Without the pictures, extract every line from the start of the material to the line containing "const mgoDomain = [0, 16];", both ends included.

> RECORDED INFORMATION
....
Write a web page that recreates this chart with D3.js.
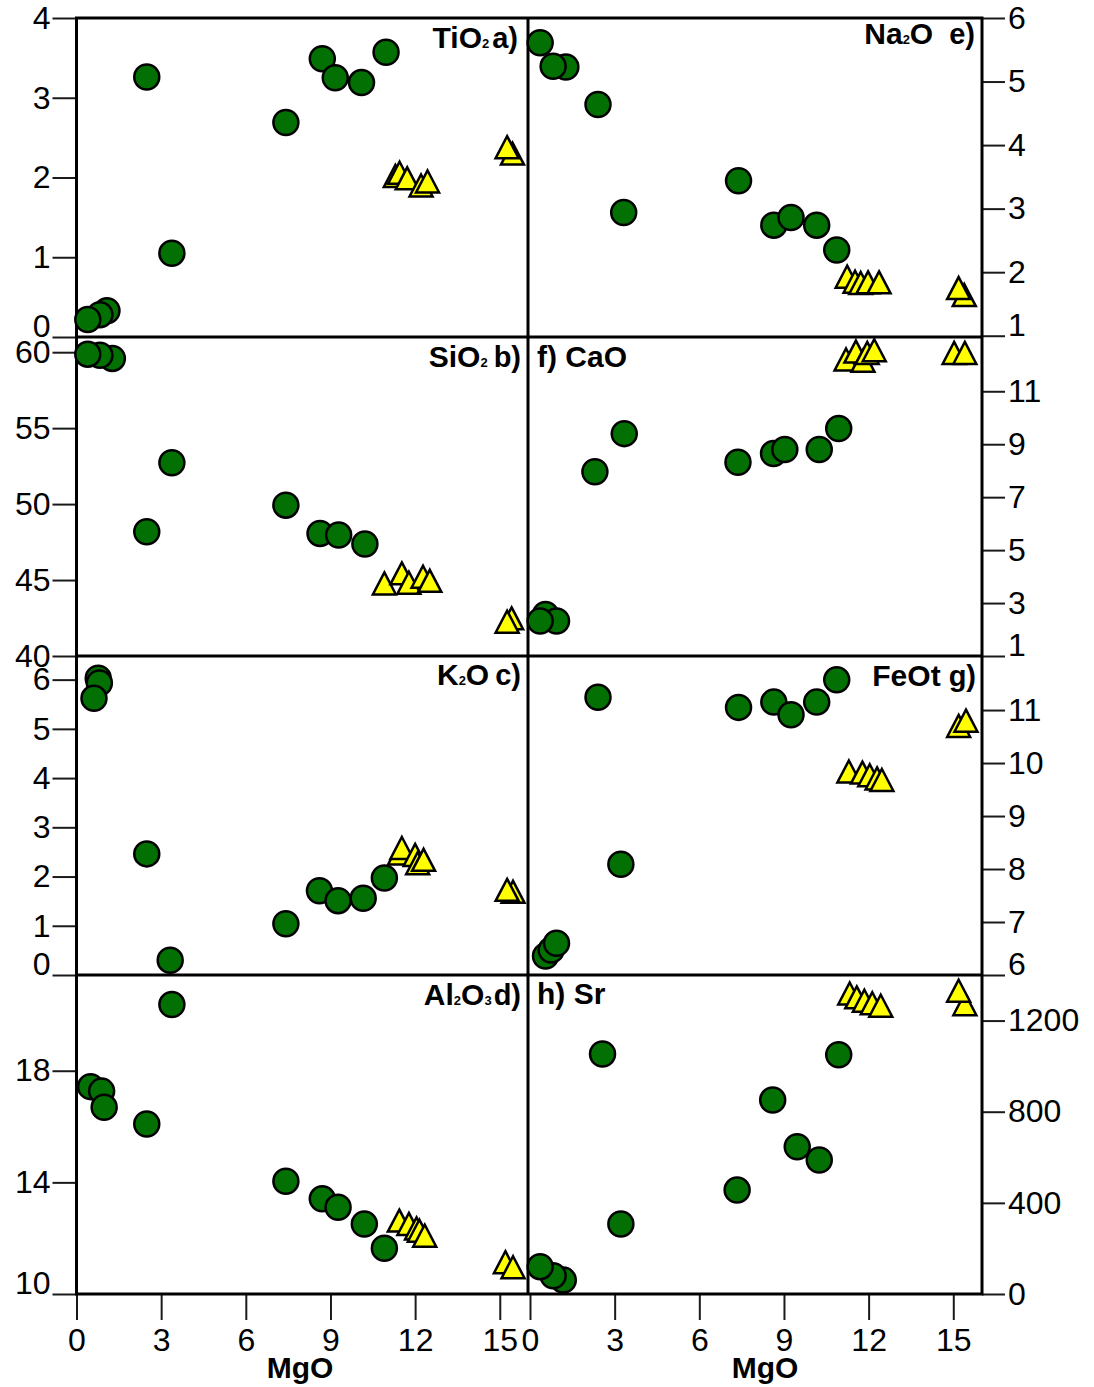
<!DOCTYPE html>
<html><head><meta charset="utf-8">
<script src="https://cdn.jsdelivr.net/npm/d3@7"></script>
<style>body{margin:0;background:#fff}svg{display:block}</style>
</head><body>
<svg id="chart" width="1094" height="1387"></svg>
<script>
// ---------- data (MgO, value) ----------
const mgoTicks = [0, 3, 6, 9, 12, 15];
const mgoDomain = [0, 16];

const tio2Ticks = [0, 1, 2, 3, 4];
const tio2Circles = [[1.08,0.33],[0.83,0.28],[0.40,0.22],[2.49,3.26],[3.38,1.05],[7.42,2.69],[8.71,3.49],[9.17,3.25],[10.10,3.19],[10.97,3.57]];
const tio2Triangles = [[11.30,2.02],[11.45,2.06],[11.72,1.99],[12.21,1.90],[12.44,1.95],[15.45,2.30],[15.26,2.38]];

const sio2Ticks = [40, 45, 50, 55, 60];
const sio2Circles = [[1.27,59.59],[0.83,59.80],[0.40,59.87],[2.49,48.18],[3.38,52.72],[7.42,49.93],[8.63,48.07],[9.29,47.96],[10.22,47.37]];
const sio2Triangles = [[10.91,44.78],[11.53,45.44],[11.78,44.82],[12.28,45.22],[12.52,44.95],[15.42,42.48],[15.26,42.26]];

const k2oTicks = [0, 1, 2, 3, 4, 5, 6];
const k2oCircles = [[0.77,6.03],[0.81,5.93],[0.62,5.62],[2.49,2.46],[3.32,0.30],[7.42,1.04],[8.61,1.71],[9.27,1.51],[10.16,1.56],[10.91,1.97]];
const k2oTriangles = [[11.45,2.47],[11.53,2.58],[12.00,2.44],[12.09,2.27],[12.30,2.34],[15.47,1.69],[15.26,1.73]];

const al2o3Ticks = [10, 14, 18];
const al2o3Circles = [[0.50,17.43],[0.89,17.27],[0.98,16.69],[2.49,16.09],[3.38,20.37],[7.42,14.04],[8.71,13.41],[9.27,13.11],[10.20,12.51],[10.91,11.64]];
const al2o3Triangles = [[11.44,12.63],[11.78,12.51],[12.05,12.35],[12.15,12.27],[12.34,12.09],[15.20,11.14],[15.47,10.96]];

const na2oTicks = [1, 2, 3, 4, 5, 6];
const na2oCircles = [[1.27,5.23],[0.82,5.24],[0.36,5.61],[2.41,4.64],[3.32,2.94],[7.39,3.44],[8.64,2.74],[9.25,2.86],[10.16,2.74],[10.87,2.35]];
const na2oTriangles = [[11.24,1.93],[11.52,1.85],[11.72,1.83],[11.98,1.84],[12.37,1.84],[15.39,1.64],[15.19,1.75]];

const caoTicks = [1, 3, 5, 7, 9, 11];
const caoCircles = [[0.55,2.57],[0.94,2.32],[0.36,2.32],[2.30,7.96],[3.34,9.40],[7.37,8.32],[8.63,8.65],[9.03,8.80],[10.25,8.80],[10.94,9.59]];
const caoTriangles = [[11.20,12.20],[11.55,12.50],[11.80,12.15],[11.95,12.45],[12.20,12.55],[15.03,12.45],[15.41,12.45]];

const feotTicks = [6, 7, 8, 9, 10, 11];
const feotCircles = [[0.55,6.36],[0.75,6.47],[0.94,6.60],[2.41,11.24],[3.22,8.09],[7.39,11.05],[8.64,11.15],[9.25,10.91],[10.16,11.15],[10.87,11.57]];
const feotTriangles = [[11.30,9.84],[11.78,9.82],[12.04,9.77],[12.30,9.71],[12.47,9.68],[15.19,10.70],[15.45,10.80]];

const srTicks = [0, 400, 800, 1200];
const srCircles = [[1.18,61],[0.82,80],[0.36,120],[2.57,1053],[3.22,307],[7.34,456],[8.60,851],[9.47,646],[10.25,588],[10.94,1050]];
const srTriangles = [[11.33,1319],[11.58,1302],[11.85,1287],[12.13,1276],[12.43,1265],[15.41,1272],[15.19,1331]];

// ---------- layout ----------
const FONT = '"Liberation Sans", Arial, Helvetica, sans-serif';
const TICK_FS = 32;
const colRange = [[76.5, 528], [530, 981.5]];
const colEdge = [76.5, 528, 982];
const rowEdges = [18, 337, 656, 975, 1294];
const GREEN = '#027002', YELLOW = '#ffff00';

const panels = [
  {col:0,row:0,yDomain:[0,4],ticks:tio2Ticks,circ:tio2Circles,tri:tio2Triangles,bottomUp:true,
   label:{anchor:'end',x:518,y:48,parts:[['TiO',30],['2',13],['a)',29,3]]}},
  {col:0,row:1,yDomain:[40,61],ticks:sio2Ticks,circ:sio2Circles,tri:sio2Triangles,bottomUp:false,
   label:{anchor:'end',x:521,y:367,parts:[['SiO',30],['2',13],['b)',29,6]]}},
  {col:0,row:2,yDomain:[0,6.48],ticks:k2oTicks,circ:k2oCircles,tri:k2oTriangles,bottomUp:true,
   label:{anchor:'end',x:521,y:685,parts:[['K',30],['2',13],['O',30],['c)',29,6]]}},
  {col:0,row:3,yDomain:[10,21.43],ticks:al2o3Ticks,circ:al2o3Circles,tri:al2o3Triangles,bottomUp:true,
   label:{anchor:'end',x:521,y:1005,parts:[['Al',30],['2',13],['O',30],['3',13],['d)',29,2]]}},
  {col:1,row:0,yDomain:[0.98,6],ticks:na2oTicks,circ:na2oCircles,tri:na2oTriangles,bottomUp:true,
   label:{anchor:'end',x:975,y:44,parts:[['Na',30],['2',13],['O',30],['e)',29,16]]}},
  {col:1,row:1,yDomain:[1,13.05],ticks:caoTicks,circ:caoCircles,tri:caoTriangles,bottomUp:true,
   label:{anchor:'start',x:537,y:367,parts:[['f) CaO',30]]}},
  {col:1,row:2,yDomain:[6,12.02],ticks:feotTicks,circ:feotCircles,tri:feotTriangles,bottomUp:true,
   label:{anchor:'end',x:976,y:686,parts:[['FeOt',30],['g)',29,8]]}},
  {col:1,row:3,yDomain:[0,1400],ticks:srTicks,circ:srCircles,tri:srTriangles,bottomUp:false,
   label:{anchor:'start',x:537,y:1004,parts:[['h) Sr',30]]}}
];

const svg = d3.select('#chart');
svg.append('rect').attr('width',1094).attr('height',1387).attr('fill','#fff');

const axesG = svg.append('g');
const frameG = svg.append('g');
const markG = svg.append('g');

panels.forEach(p => {
  const x = d3.scaleLinear().domain(mgoDomain).range(colRange[p.col]);
  const y = d3.scaleLinear().domain(p.yDomain).range([rowEdges[p.row+1], rowEdges[p.row]]);
  p.x = x; p.y = y;

  // y axis
  const ax = (p.col === 0 ? d3.axisLeft(y).tickSize(24) : d3.axisRight(y).tickSize(23))
    .tickPadding(p.col === 0 ? 2 : 3).tickValues(p.ticks).tickFormat(d3.format('d'));
  const g = axesG.append('g')
    .attr('transform', `translate(${p.col === 0 ? colEdge[0] : colEdge[2]},0)`)
    .call(ax);
  g.select('.domain').remove();
  g.selectAll('.tick line').attr('stroke','#1a1a1a').attr('stroke-width',2);
  g.selectAll('.tick text').attr('font-size',TICK_FS).attr('font-family',FONT).attr('fill','#000');
  if (p.bottomUp) {
    const lo = d3.min(p.ticks);
    g.selectAll('.tick').filter(d => d === lo).select('text').attr('dy','-0.02em');
  }

  // x axis for bottom row
  if (p.row === 3) {
    const xa = d3.axisBottom(x).tickValues(mgoTicks).tickSize(26).tickPadding(8).tickFormat(d3.format('d'));
    const gx = axesG.append('g').attr('transform',`translate(0,${rowEdges[4]})`).call(xa);
    gx.select('.domain').remove();
    gx.selectAll('.tick line').attr('stroke','#1a1a1a').attr('stroke-width',2);
    gx.selectAll('.tick text').attr('font-size',TICK_FS).attr('font-family',FONT).attr('fill','#000');
    axesG.append('text')
      .attr('x', p.col === 0 ? 300 : 765).attr('y', 1378)
      .attr('text-anchor','middle').attr('font-family',FONT).attr('font-weight','bold')
      .attr('font-size',30).text('MgO');
  }

  // panel label
  const t = frameG.append('text')
    .attr('x',p.label.x).attr('y',p.label.y)
    .attr('text-anchor',p.label.anchor)
    .attr('font-family',FONT).attr('font-weight','bold').attr('fill','#000');
  p.label.parts.forEach(part => {
    t.append('tspan').attr('font-size',part[1]).attr('dx',part[2] || 0).text(part[0]);
  });
});

// frame
frameG.append('rect')
  .attr('x',colEdge[0]).attr('y',rowEdges[0])
  .attr('width',colEdge[2]-colEdge[0]).attr('height',rowEdges[4]-rowEdges[0])
  .attr('fill','none').attr('stroke','#000').attr('stroke-width',3);
frameG.append('line').attr('x1',colEdge[1]).attr('x2',colEdge[1])
  .attr('y1',rowEdges[0]).attr('y2',rowEdges[4]).attr('stroke','#000').attr('stroke-width',3);
[1,2,3].forEach(i => {
  frameG.append('line').attr('x1',colEdge[0]).attr('x2',colEdge[2])
    .attr('y1',rowEdges[i]).attr('y2',rowEdges[i]).attr('stroke','#000').attr('stroke-width',3);
});

// markers
const triPath = 'M0,-11L11.5,11L-11.5,11Z';
panels.forEach(p => {
  markG.append('g').selectAll('circle').data(p.circ).join('circle')
    .attr('cx', d => p.x(d[0])).attr('cy', d => p.y(d[1])).attr('r', 12.5)
    .attr('fill', GREEN).attr('stroke','#000').attr('stroke-width',2.5);
  markG.append('g').selectAll('path').data(p.tri).join('path')
    .attr('d', triPath)
    .attr('transform', d => `translate(${p.x(d[0])},${p.y(d[1])})`)
    .attr('fill', YELLOW).attr('stroke','#000').attr('stroke-width',2.5)
    .attr('stroke-linejoin','miter');
});
</script>
</body></html>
....
> ANSWER TO THE TASK
Write a web page that recreates this chart with D3.js.
<!DOCTYPE html>
<html><head><meta charset="utf-8">
<script src="https://cdn.jsdelivr.net/npm/d3@7"></script>
<style>body{margin:0;background:#fff}svg{display:block}</style>
</head><body>
<svg id="chart" width="1094" height="1387"></svg>
<script>
// ---------- data (MgO, value) ----------
const mgoTicks = [0, 3, 6, 9, 12, 15];
const mgoDomain = [0, 16];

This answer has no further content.